You know the whole mystery of Christ — we don't like to talk about this too much — is that Jesus disturbed people because his vision was too beautiful, his vision was too demanding, because his vision is a vision of love which is in direct conflict with all the powers of egocentrism. Jesus is calling people to love. And because he called people to love, to give their lives, to give their riches, to become poor, then he was rejected — they didn't want him so they killed him and put him aside.
Today this is continuing. The poor are crying out for love. The weak, the handicapped people, the physically handicapped people, they are all crying out for love. They are all saying, "Do you want to be my friend?" Just as Jesus is saying, "Do you want to be my friend?" But then they are trodden upon, they are put aside, they are aborted, they are not wanted — rejected.
So we find the prisons are full, the young people don't find hope, they are going into a world of drugs and so on, because they don't see love, they don't see sharing. They see a world where there is terrific hypocrisy — people saying one thing and doing another — people "fooling around" with other people. But it's not love, it's not a gift to themselves. So many people are in despair, many young people are in despair because this world is so broken and so little and so, so weak.
Jean Vanier, "Seeing God In Others." Transcript from a broadcast of 30 Good Minutes, October 1, 1995, produced by the Chicago Sunday Evening Club.
Reprinted by permission of the Chicago Sunday Evening Club.

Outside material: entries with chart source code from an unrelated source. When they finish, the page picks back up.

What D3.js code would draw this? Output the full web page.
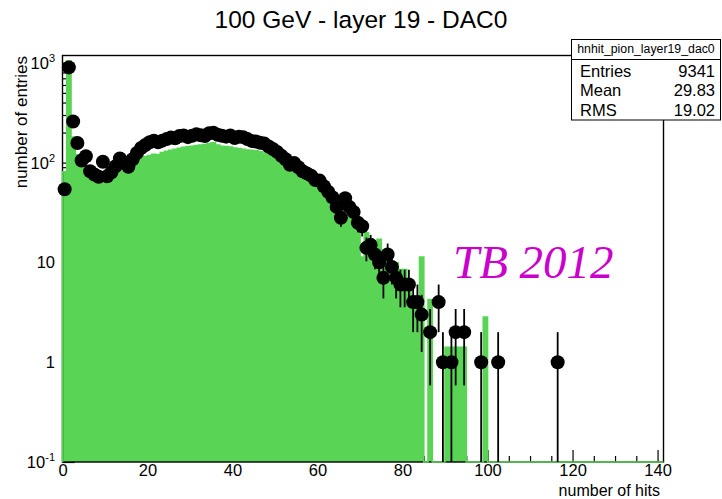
<!DOCTYPE html>
<html><head><meta charset="utf-8">
<script src="https://cdn.jsdelivr.net/npm/d3@7"></script>
<style>
body{margin:0;background:#fff;}
svg{display:block;font-family:"Liberation Sans",Arial,Helvetica,sans-serif;}
</style>
</head><body>
<svg id="c" width="722" height="499"></svg>
<script>
const title = "100 GeV - layer 19 - DAC0";
const xLabel = "number of hits";
const yLabel = "number of entries";
const histName = "hnhit_pion_layer19_dac0";
const statsNames = ["Entries", "Mean", "RMS"];
const statsValues = ["9341", "29.83", "19.02"];
const overlayText = "TB 2012";

const xTicks = [0, 20, 40, 60, 80, 100, 120, 140];
const xMinorTicks = [5,10,15,25,30,35,45,50,55,65,70,75,85,90,95,105,110,115,125,130,135];
const yTicks = [0.1, 1, 10, 100, 1000];
const yTickBase = ["10", "1", "10", "10", "10"];
const yTickExp = ["-1", "", "", "2", "3"];
const yMinorTicks = [0.2,0.3,0.4,0.5,0.6,0.7,0.8,0.9,2,3,4,5,6,7,8,9,20,30,40,50,60,70,80,90,200,300,400,500,600,700,800,900];

// data (black points), bins of width 1 starting at 0
const dataCounts = [54,900,258,157,105,116,82,76,72,102,
  73,80,92,110,100,91,108,125,140,150,
  160,166,160,166,172,178,175,185,187,180,
  186,192,188,185,197,199,190,186,182,187,
  176,182,180,172,165,163,158,155,145,137,
  128,117,108,95,99,90,82,78,74,67,
  66,58,51,45,36,28,44,36,32,25,
  23,14,15,12,10,7,12,9,7,6,
  6,6,4,4,3,0,2,0,4,1,
  0,1,2,0,2,0,0,0,1,0,
  0,0,1,0,0,0,0,0,0,0,
  0,0,0,0,0,0,1];

// simulation (green histogram)
const mcCounts = [81,1050,180,120,95,80,72,68,66,66,
  68,71,75,80,86,92,98,104,110,115,
  118,121,120,126,130,133,136,139,142,144,
  146,148,150,152,155,158,150,146,145,143,
  140,138,136,134,133,131,128,125,122,118,
  116,118,110,105,98,92,80,72,66,60,
  53,50,45,41,37,35,33,28,24,21,
  11.3,19.8,17,14.1,17,12.7,11.3,9.9,9.9,8.5,
  8.5,5.7,4.2,2.83,11.3,0,4.24,0,0,0,
  1.41,1.41,1.41,1.41,1.41,0,0,0,0,2.83];

const green = "#59d454";
const svg = d3.select("#c");
const W = 722, H = 499;
svg.append("rect").attr("width", W).attr("height", H).attr("fill", "#fff");

const xMax = 141.4;
const yMin = 0.1, yMax = 1184;
const x = d3.scaleLinear().domain([0, xMax]).range([62.5, 663.5]);
const y = d3.scaleLog().domain([yMin, yMax]).range([462, 55.5]);

// ticks (drawn first, inside the frame)
function axisG(ax, tf) {
  const g = svg.append("g").attr("transform", tf).call(ax);
  g.select(".domain").remove();
  g.selectAll(".tick line").attr("stroke", "#000").attr("stroke-width", 1.2);
  return g;
}
axisG(d3.axisBottom(x).tickValues(xMinorTicks).tickSize(-6).tickSizeOuter(0).tickFormat(""), `translate(0,${y(yMin)})`);
const gx = axisG(d3.axisBottom(x).tickValues(xTicks).tickSize(-12).tickSizeOuter(0).tickPadding(2.5).tickFormat(d3.format("d")), `translate(0,${y(yMin)})`);
gx.selectAll("text").attr("font-size", 16.5).attr("fill", "#000").attr("font-family", "Liberation Sans, Arial, sans-serif");
axisG(d3.axisLeft(y).tickValues(yMinorTicks).tickSize(-6).tickSizeOuter(0).tickFormat(""), `translate(${x(0)},0)`);
axisG(d3.axisLeft(y).tickValues(yTicks).tickSize(-12).tickSizeOuter(0).tickFormat(""), `translate(${x(0)},0)`);

// green histogram fill
const mcPts = mcCounts.map((v, i) => ({b: i, v: v}));
const mcEnd = {b: mcCounts.length, v: 0};
const fy = v => y(Math.max(v, yMin));
const area = d3.area().curve(d3.curveStepAfter)
  .x(d => x(d.b)).y0(y(yMin)).y1(d => fy(d.v));
svg.append("path").datum(mcPts.concat([mcEnd])).attr("d", area).attr("fill", green);

// frame
svg.append("rect").attr("x", x(0)).attr("y", y(yMax)).attr("width", x(xMax) - x(0)).attr("height", y(yMin) - y(yMax))
  .attr("fill", "none").attr("stroke", "#000").attr("stroke-width", 1.4);

// green outline (top contour, empty bins along the floor)
const line = d3.line().curve(d3.curveStepAfter).x(d => x(d.b)).y(d => fy(d.v));
svg.append("path").datum([{b: 0, v: 0}].concat(mcPts, [mcEnd, {b: xMax, v: 0}]))
  .attr("d", line).attr("fill", "none").attr("stroke", green).attr("stroke-width", 1.6);

// data points with sqrt(N) errors
const dpts = dataCounts.map((n, i) => ({c: i + 0.5, n: n})).filter(d => d.n > 0);
svg.append("g").selectAll("line").data(dpts).join("line")
  .attr("x1", d => x(d.c)).attr("x2", d => x(d.c))
  .attr("y1", d => fy(d.n - Math.sqrt(d.n)))
  .attr("y2", d => Math.max(y(yMax), fy(d.n + Math.sqrt(d.n))))
  .attr("stroke", "#000").attr("stroke-width", 1.8);
svg.append("g").selectAll("circle").data(dpts).join("circle")
  .attr("cx", d => x(d.c)).attr("cy", d => y(d.n)).attr("r", 7).attr("fill", "#000");

// y tick labels with exponents
const yl = svg.append("g");
yTicks.forEach((t, i) => {
  const tx = yl.append("text").attr("x", 55).attr("y", y(t) + 6).attr("text-anchor", "end")
    .attr("font-size", 16.5).attr("fill", "#000");
  tx.append("tspan").text(yTickBase[i]);
  if (yTickExp[i]) tx.append("tspan").attr("font-size", 11).attr("dy", -7).text(yTickExp[i]);
});

// axis titles
svg.append("text").attr("x", 660).attr("y", 496).attr("text-anchor", "end").attr("font-size", 16)
  .attr("fill", "#000").text(xLabel);
svg.append("text").attr("transform", "translate(27,56) rotate(-90)").attr("text-anchor", "end")
  .attr("font-size", 17).attr("fill", "#000").text(yLabel);

// title
svg.append("text").attr("x", 361).attr("y", 28).attr("text-anchor", "middle").attr("font-size", 24.5)
  .attr("fill", "#000").text(title);

// stats box
const bx0 = 571.5, bx1 = 720.5;
svg.append("rect").attr("x", bx0).attr("y", 39.5).attr("width", bx1 - bx0).attr("height", 20)
  .attr("fill", "#fff").attr("stroke", "#000").attr("stroke-width", 1);
svg.append("rect").attr("x", bx0).attr("y", 59.5).attr("width", bx1 - bx0).attr("height", 60.5)
  .attr("fill", "#fff").attr("stroke", "#000").attr("stroke-width", 1);
svg.append("text").attr("x", (bx0 + bx1) / 2).attr("y", 52.5).attr("text-anchor", "middle")
  .attr("font-size", 12.3).attr("fill", "#000").text(histName);
statsNames.forEach((s, i) => {
  svg.append("text").attr("x", 580).attr("y", 77 + i * 19.3).attr("font-size", 16.5).attr("fill", "#000").text(s);
  svg.append("text").attr("x", 715).attr("y", 77 + i * 19.3).attr("text-anchor", "end").attr("font-size", 16.5)
    .attr("fill", "#000").text(statsValues[i]);
});

// overlay label
svg.append("text").attr("x", 453).attr("y", 278).attr("font-family", "Liberation Serif, Times New Roman, serif")
  .attr("font-style", "italic").attr("font-size", 47).attr("fill", "#cc00cc").text(overlayText);
</script>
</body></html>
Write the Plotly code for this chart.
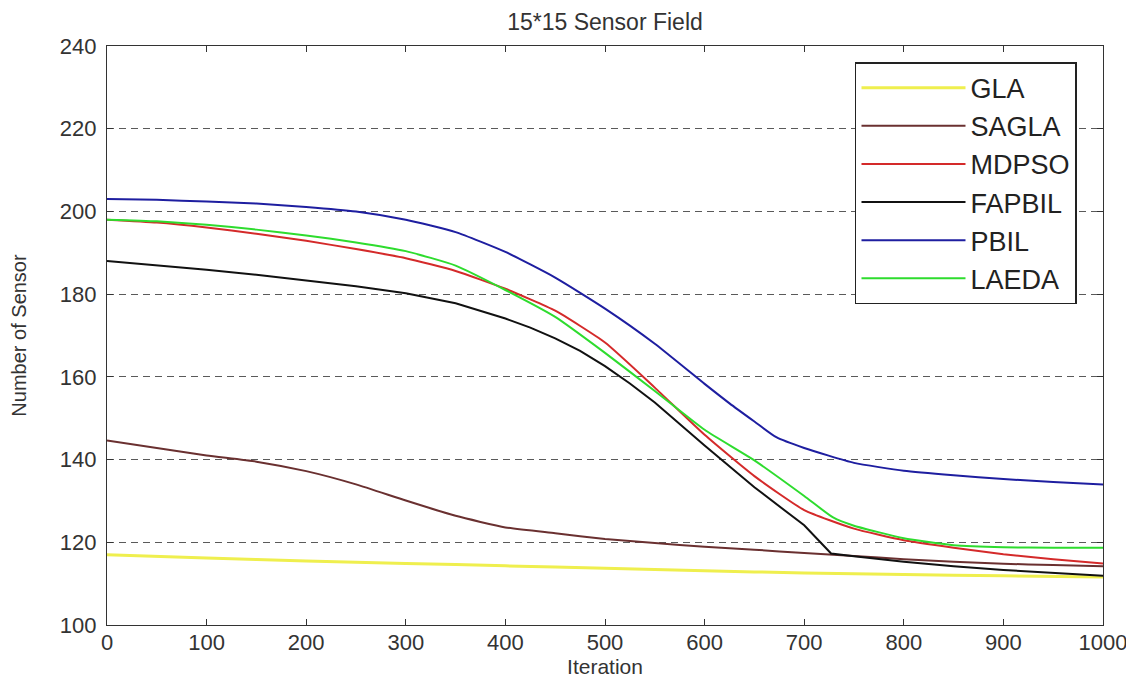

In 1964, Jean Vanier, the son of a former Governor General of Canada, was teaching philosophy at the University of Toronto when he visited the chaplain of a small residence for handicapped people. That visit was a turning point in Jean Vanier's life and it became clear to him that God was calling him to something new. Soon after, in a small town outside of Paris, he invited two handicapped men from a nearby institution to come live with him. In time, others joined them, until the community grew to over 400 people. Their success in ministering to the handicapped in a radically new way — a way inspired by Jesus — gradually spread until today, there are more than 120 L'Arche communities in 30 countries and on six continents. Jean Vanier is the author of: Becoming human, Made for happiness: Discovering the meaning of life with Aristotle, Finding Peace, Drawn Into the Mystery Of Jesus, Encountering 'The Other', and From Brokenness to Community.